The reality, to our amazement, turned out to be quite different.
As we dropped our kids off to school on day one, their well-meaning and committed teachers smiled and gave us their best assurances.
To our astonishment, at the end of the first day, the teachers reported the kids were very compliant with little or no fuss in wearing their masks and keeping safe distances.
Naturally, there were questions, even the occasional whimpers, but none of them yanked off their masks, threw tantrums or reacted in any of the ways us parents had feared.
It must be the Frozen and Cars character masks that we had bought for them we thought. They were quite excited to sport their favourite cartoon characters.
Maybe it’s the power of these Anna and Paw Patrol masks?
WHAT WE CAN LEARN FROM KIDS
But reality can’t be more different. Our kids adapted to a new, uncomfortable need of wearing masks like fish to water.
In fact, come to think of it, they were more accepting and adjusting to this aspect of our “new normal” life than my wife and I were.
It took me many weeks to get used to donning a mask without grumbling about it or feeling uncomfortable. I know several adults who find wearing a face mask an unbearable chore even to this day.
As our children learnt more about COVID-19 from school – beyond it merely being the big bad wolf – they are also becoming champions of personal hygiene and safe distancing within the family unit.
In fact, it’s our kids today who volunteer to be responsible in ensuring whoever leaves home is masked up.
This is surprising but shouldn’t be. A 2013 study by a group of psychologists from the University of California, Berkeley and the University of Edinburgh found adults saw events and formed causal relationships differently from four- and five-year old children. Children were less influenced by prior assumptions and paid more attention to current evidence.
And interestingly, science also tells us how adaptable and resilient kids are depends on one important variable: The relationships they are exposed to. Harvard’s Center on the Developing Child says that “the single most common factor for children who develop resilience is at least one stable and committed relationship with a supportive parent, caregiver, or other adult.”
But just before we all throw our arms up to claim credit for our kids’ awesomeness, the Center also adds that the “the brain and other biological systems are most adaptable early in life.”
GIVING CREDIT WHERE IT’S DUE
What this research tells me is that my kids will probably be more adaptable than I am because they are able to shed prior assumptions, beliefs and norms than me.

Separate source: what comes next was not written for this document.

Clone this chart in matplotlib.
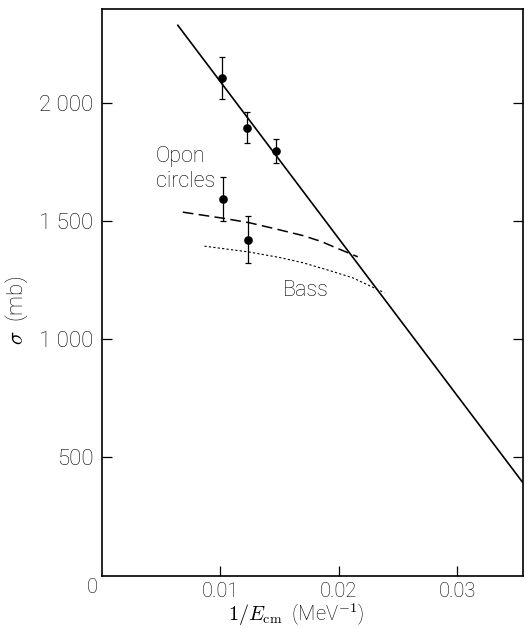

Simply put, at their age, they are able to unlearn and relearn better and faster than I can.
And that is a good thing that they have put into practice habits on dealing with the coronavirus at such a young age since many leading scientists have stated that pandemics will become more frequent.

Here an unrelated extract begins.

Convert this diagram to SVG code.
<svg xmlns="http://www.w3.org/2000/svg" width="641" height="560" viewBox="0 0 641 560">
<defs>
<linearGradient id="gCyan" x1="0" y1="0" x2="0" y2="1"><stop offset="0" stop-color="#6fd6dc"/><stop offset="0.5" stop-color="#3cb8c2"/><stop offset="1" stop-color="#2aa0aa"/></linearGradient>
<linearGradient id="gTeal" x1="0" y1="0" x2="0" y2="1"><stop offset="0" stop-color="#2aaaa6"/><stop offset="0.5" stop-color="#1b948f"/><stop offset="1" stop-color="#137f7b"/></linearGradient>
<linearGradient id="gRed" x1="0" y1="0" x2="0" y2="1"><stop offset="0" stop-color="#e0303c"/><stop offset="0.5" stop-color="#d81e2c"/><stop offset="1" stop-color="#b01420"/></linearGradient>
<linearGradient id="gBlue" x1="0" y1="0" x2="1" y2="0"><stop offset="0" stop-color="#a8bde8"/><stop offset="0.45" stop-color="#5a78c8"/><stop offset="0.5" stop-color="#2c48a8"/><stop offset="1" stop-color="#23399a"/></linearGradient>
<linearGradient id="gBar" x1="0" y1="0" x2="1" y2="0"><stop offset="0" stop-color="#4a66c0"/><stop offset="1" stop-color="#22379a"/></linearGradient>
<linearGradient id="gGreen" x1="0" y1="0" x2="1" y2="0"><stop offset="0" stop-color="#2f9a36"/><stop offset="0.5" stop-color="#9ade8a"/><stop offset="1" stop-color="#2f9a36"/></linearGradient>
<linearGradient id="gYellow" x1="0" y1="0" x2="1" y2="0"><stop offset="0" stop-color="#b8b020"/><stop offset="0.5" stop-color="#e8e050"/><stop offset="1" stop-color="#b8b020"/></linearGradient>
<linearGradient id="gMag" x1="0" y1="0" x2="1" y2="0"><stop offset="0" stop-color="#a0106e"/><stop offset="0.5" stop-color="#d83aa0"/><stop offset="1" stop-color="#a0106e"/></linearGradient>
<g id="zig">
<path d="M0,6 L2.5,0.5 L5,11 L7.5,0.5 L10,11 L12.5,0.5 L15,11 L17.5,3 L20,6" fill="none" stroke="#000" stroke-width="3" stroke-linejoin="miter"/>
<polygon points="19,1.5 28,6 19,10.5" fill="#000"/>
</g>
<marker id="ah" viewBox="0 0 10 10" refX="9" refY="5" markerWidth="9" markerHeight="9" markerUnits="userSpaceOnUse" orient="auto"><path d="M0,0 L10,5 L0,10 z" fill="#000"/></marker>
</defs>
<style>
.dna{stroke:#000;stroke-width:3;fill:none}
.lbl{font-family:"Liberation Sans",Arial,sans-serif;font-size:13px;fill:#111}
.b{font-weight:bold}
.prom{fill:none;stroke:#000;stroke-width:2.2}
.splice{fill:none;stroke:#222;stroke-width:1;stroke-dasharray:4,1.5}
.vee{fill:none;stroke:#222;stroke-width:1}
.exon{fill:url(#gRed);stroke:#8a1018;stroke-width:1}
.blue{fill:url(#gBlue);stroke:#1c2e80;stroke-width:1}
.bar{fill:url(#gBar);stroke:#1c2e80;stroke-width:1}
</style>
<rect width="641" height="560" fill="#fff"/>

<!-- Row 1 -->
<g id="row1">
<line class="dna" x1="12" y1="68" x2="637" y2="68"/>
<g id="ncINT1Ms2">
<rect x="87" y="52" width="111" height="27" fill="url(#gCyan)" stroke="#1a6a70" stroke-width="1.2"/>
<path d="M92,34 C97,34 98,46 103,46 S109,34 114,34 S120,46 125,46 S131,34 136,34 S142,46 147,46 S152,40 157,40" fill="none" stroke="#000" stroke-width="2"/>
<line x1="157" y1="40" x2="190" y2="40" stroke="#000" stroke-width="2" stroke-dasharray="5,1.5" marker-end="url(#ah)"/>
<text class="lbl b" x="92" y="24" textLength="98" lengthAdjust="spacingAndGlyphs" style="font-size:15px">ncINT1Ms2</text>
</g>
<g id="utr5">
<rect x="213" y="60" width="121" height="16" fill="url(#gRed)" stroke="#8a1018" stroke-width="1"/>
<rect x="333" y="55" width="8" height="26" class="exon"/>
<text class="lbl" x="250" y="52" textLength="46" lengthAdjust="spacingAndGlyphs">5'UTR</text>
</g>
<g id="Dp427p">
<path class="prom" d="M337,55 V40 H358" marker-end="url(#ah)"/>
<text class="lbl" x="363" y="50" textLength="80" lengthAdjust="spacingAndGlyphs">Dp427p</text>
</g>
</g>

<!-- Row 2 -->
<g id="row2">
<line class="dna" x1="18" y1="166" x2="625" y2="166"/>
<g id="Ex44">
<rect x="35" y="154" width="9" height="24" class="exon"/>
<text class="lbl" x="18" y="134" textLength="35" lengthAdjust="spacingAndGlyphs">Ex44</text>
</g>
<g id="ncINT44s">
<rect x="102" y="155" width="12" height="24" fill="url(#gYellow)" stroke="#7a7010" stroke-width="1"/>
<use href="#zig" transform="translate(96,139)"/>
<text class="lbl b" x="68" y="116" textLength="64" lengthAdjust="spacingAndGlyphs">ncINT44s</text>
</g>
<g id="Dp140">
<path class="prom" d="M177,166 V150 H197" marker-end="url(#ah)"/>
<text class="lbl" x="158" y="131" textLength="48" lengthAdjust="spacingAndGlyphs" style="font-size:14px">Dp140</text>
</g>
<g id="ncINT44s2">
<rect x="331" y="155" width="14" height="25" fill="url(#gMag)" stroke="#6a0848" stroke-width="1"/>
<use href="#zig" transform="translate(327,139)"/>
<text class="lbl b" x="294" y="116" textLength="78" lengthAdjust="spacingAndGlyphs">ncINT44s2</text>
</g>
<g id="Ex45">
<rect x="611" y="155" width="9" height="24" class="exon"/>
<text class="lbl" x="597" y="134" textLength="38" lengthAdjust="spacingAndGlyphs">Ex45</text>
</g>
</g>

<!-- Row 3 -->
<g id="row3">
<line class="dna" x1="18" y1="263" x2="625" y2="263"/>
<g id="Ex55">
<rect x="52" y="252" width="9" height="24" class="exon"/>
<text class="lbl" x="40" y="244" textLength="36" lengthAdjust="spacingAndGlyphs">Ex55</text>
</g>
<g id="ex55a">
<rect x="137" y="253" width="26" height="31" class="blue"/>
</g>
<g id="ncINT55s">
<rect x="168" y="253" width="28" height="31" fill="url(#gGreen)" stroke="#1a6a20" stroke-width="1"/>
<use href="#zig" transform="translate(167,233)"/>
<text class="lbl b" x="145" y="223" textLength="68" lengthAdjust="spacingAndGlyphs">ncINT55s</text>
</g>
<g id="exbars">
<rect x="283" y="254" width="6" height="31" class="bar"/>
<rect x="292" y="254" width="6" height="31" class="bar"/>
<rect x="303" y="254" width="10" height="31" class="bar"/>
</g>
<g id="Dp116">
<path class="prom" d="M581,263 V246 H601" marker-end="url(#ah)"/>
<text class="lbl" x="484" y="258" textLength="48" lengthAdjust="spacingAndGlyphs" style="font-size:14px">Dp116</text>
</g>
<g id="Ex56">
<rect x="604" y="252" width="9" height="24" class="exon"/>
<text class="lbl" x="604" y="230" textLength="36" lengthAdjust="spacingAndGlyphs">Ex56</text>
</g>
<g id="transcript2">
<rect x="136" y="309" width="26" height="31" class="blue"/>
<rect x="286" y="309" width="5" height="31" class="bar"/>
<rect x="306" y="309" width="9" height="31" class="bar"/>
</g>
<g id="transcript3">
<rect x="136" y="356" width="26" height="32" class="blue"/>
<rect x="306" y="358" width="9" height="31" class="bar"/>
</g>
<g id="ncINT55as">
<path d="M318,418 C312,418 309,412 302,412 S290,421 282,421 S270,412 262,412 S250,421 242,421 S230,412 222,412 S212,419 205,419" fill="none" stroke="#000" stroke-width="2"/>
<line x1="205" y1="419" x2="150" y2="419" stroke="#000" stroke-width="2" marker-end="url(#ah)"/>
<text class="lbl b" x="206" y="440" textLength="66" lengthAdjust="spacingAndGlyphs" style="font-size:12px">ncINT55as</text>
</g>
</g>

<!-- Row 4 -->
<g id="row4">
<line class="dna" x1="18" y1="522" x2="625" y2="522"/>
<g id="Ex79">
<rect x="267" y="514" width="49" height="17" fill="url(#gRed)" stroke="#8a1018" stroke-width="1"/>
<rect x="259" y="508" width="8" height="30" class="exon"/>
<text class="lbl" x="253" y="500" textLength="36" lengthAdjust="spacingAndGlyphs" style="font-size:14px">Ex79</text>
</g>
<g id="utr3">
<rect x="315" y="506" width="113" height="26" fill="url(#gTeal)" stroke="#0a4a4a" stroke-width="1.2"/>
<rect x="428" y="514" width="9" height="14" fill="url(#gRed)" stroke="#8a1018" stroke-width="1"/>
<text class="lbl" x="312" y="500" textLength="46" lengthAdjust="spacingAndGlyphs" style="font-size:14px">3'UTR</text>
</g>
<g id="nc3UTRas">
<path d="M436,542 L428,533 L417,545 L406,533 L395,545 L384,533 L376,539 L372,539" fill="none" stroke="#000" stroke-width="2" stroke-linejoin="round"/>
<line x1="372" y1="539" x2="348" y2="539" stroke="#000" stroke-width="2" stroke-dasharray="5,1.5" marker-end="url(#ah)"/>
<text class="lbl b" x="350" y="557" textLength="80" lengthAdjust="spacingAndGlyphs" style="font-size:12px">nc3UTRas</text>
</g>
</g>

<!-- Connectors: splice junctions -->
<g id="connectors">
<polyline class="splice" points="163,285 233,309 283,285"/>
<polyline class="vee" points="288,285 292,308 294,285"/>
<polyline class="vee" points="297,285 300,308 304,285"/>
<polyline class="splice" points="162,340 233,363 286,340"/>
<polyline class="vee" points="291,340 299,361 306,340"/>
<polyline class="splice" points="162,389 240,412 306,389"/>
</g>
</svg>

Whether it’s a public health crisis, an economic downturn or a personal setback, they will hopefully be better equipped to tackle these fresh challenges from this experience.

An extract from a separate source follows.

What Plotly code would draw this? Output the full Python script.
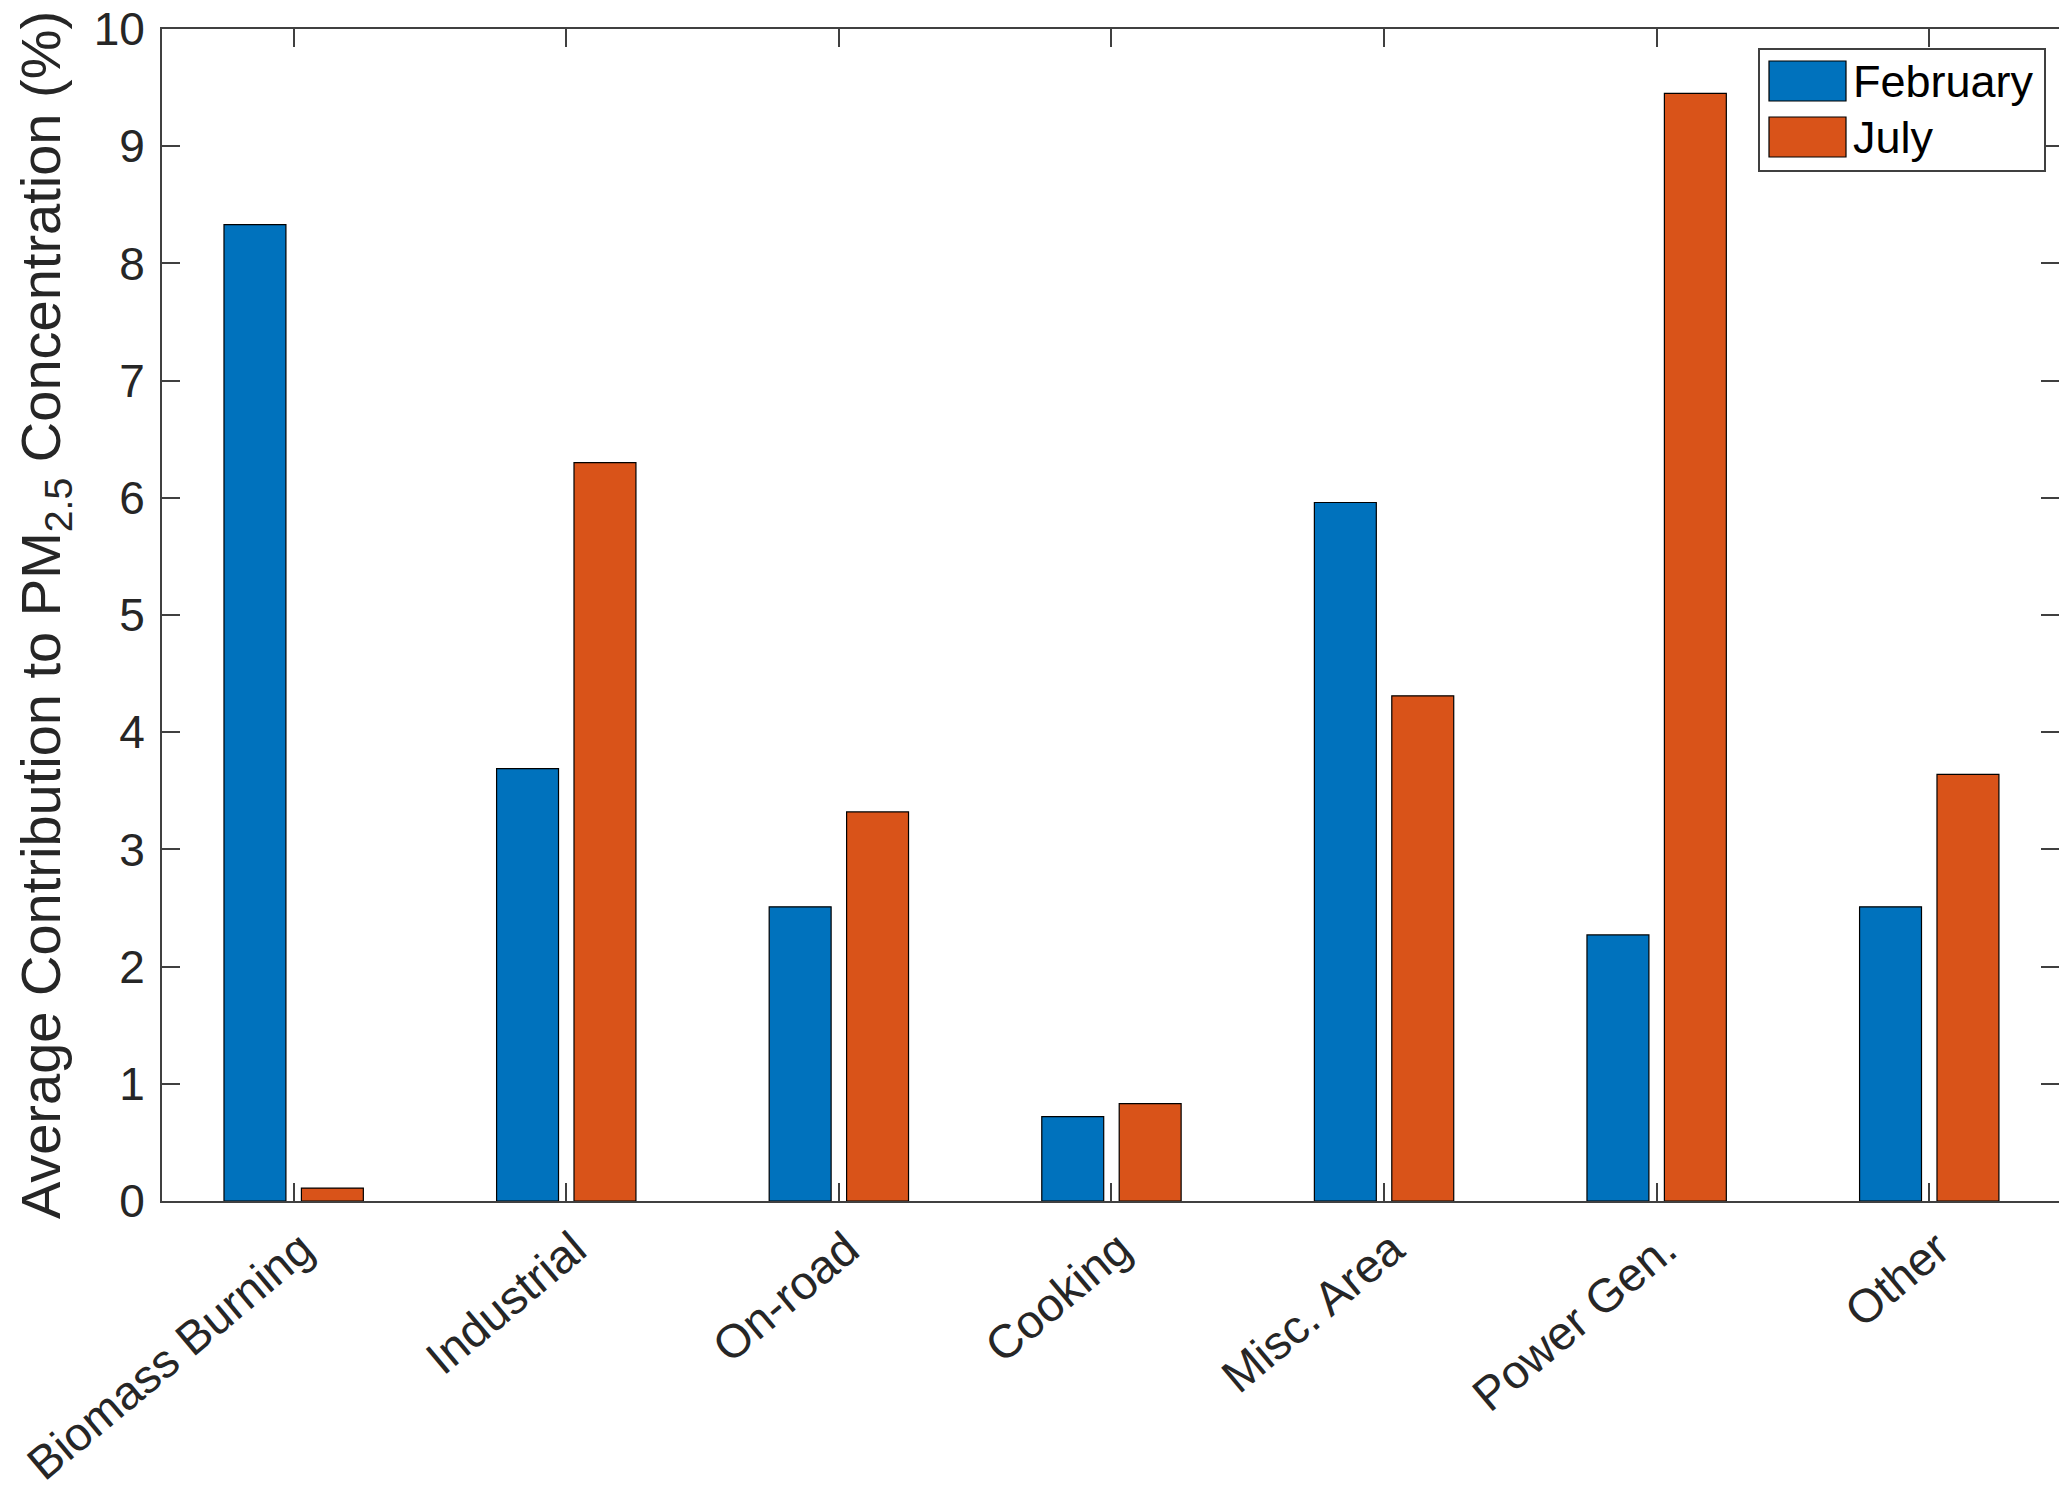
import plotly.graph_objects as go

categories = ["Biomass Burning", "Industrial", "On-road", "Cooking", "Misc. Area", "Power Gen.", "Other"]
february = [8.33, 3.69, 2.51, 0.72, 5.96, 2.27, 2.51]
july = [0.11, 6.30, 3.32, 0.83, 4.31, 9.45, 3.64]
series_names = ["February", "July"]
series_colors = ["#0072BD", "#D95319"]
y_ticks = list(range(0, 11))

FONT = "Liberation Sans, Arial, Helvetica, sans-serif"
TXT = "#262626"
AX = "#404040"

# figure sized to fit inside the page's default 8px body margin
FW, FH = 2051, 1487
ML, MT, MR, MB = 154, 21, 0, 294
PW = FW - ML - MR
PH = FH - MT - MB

fig = go.Figure()
for name, vals, col in zip(series_names, [february, july], series_colors):
    fig.add_trace(go.Bar(
        x=list(range(len(categories))), y=vals, name=name,
        marker=dict(color=col, line=dict(color="#000000", width=1.2)),
        showlegend=False,
    ))

fig.update_layout(
    width=FW, height=FH,
    margin=dict(l=ML, r=MR, t=MT, b=MB, pad=0),
    paper_bgcolor="white", plot_bgcolor="white",
    barmode="group", bargap=0.432, bargroupgap=0.2,
    font=dict(family=FONT, size=46, color=TXT),
)
fig.update_xaxes(
    range=[-0.483, 6.476], tickmode="array",
    tickvals=list(range(len(categories))), ticktext=categories,
    tickangle=-40, ticks="inside", ticklen=18, tickwidth=2, tickcolor=AX,
    showline=True, linecolor=AX, linewidth=2, mirror="ticks",
    showgrid=False, zeroline=False, ticklabelshift=8,
    tickfont=dict(family=FONT, size=47, color=TXT),
)
fig.update_yaxes(
    range=[0, 10], tickmode="array", tickvals=y_ticks,
    ticktext=[str(v) for v in y_ticks],
    ticks="inside", ticklen=18, tickwidth=2, tickcolor=AX,
    showline=True, linecolor=AX, linewidth=2, mirror="ticks",
    showgrid=False, zeroline=False, ticklabelstandoff=6,
    ticklabeloverflow="allow",
    tickfont=dict(family=FONT, size=46, color=TXT),
    title=dict(text="Average Contribution to PM<sub>2.5</sub> Concentration (%)",
               font=dict(family=FONT, size=56, color=TXT)),
    automargin=False,
)

# Custom legend (MATLAB-style, wide swatches); positions given in page pixels
def xp(sx): return (sx - 8 - ML) / PW
def yp(sy): return (FH - MB - (sy - 8)) / PH

fig.add_shape(type="rect", xref="paper", yref="paper",
              x0=xp(1759), x1=xp(2045), y0=yp(171), y1=yp(49),
              line=dict(color=AX, width=2), fillcolor="white", layer="above")
rows = [81, 137]
for name, col, yc in zip(series_names, series_colors, rows):
    fig.add_shape(type="rect", xref="paper", yref="paper",
                  x0=xp(1769), x1=xp(1846), y0=yp(yc + 20), y1=yp(yc - 20),
                  line=dict(color="#000000", width=1.2), fillcolor=col, layer="above")
    fig.add_annotation(xref="paper", yref="paper",
                       x=xp(1851), y=yp(yc),
                       text=name, showarrow=False, xanchor="left", yanchor="middle",
                       font=dict(family=FONT, size=45, color="#000000"))

fig.write_html("out.html")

This is why when the Government announced on Wednesday (Sep 23) that kids under six need not wear masks anymore if they had a face shield, I read this news with mixed feelings.
On one hand, it is a huge relief my young ones no longer have to be subjected to this discomfort and that Singapore is gradually opening up the envelop to come to terms with a new normal in tandem with what the body of science is telling us.
On the other hand, it signals the end of a period that has been generally beneficial to their adaptability and resilience.
This would have been their first major test and show of responsibility - one that they passed with flying colours.
As for whether they will continue to wear face masks or switch to face shields, the change in regulation notwithstanding, I will leave that up to the young ones to decide. They have earned their stripes after all to make that decision. They have shown that they are capable of identifying and responding adequately to risks.
Credit must be given where it is due, with or without cartoon-themed masks.
Malminderjit Singh is editor at CNA Digital News, Commentary section.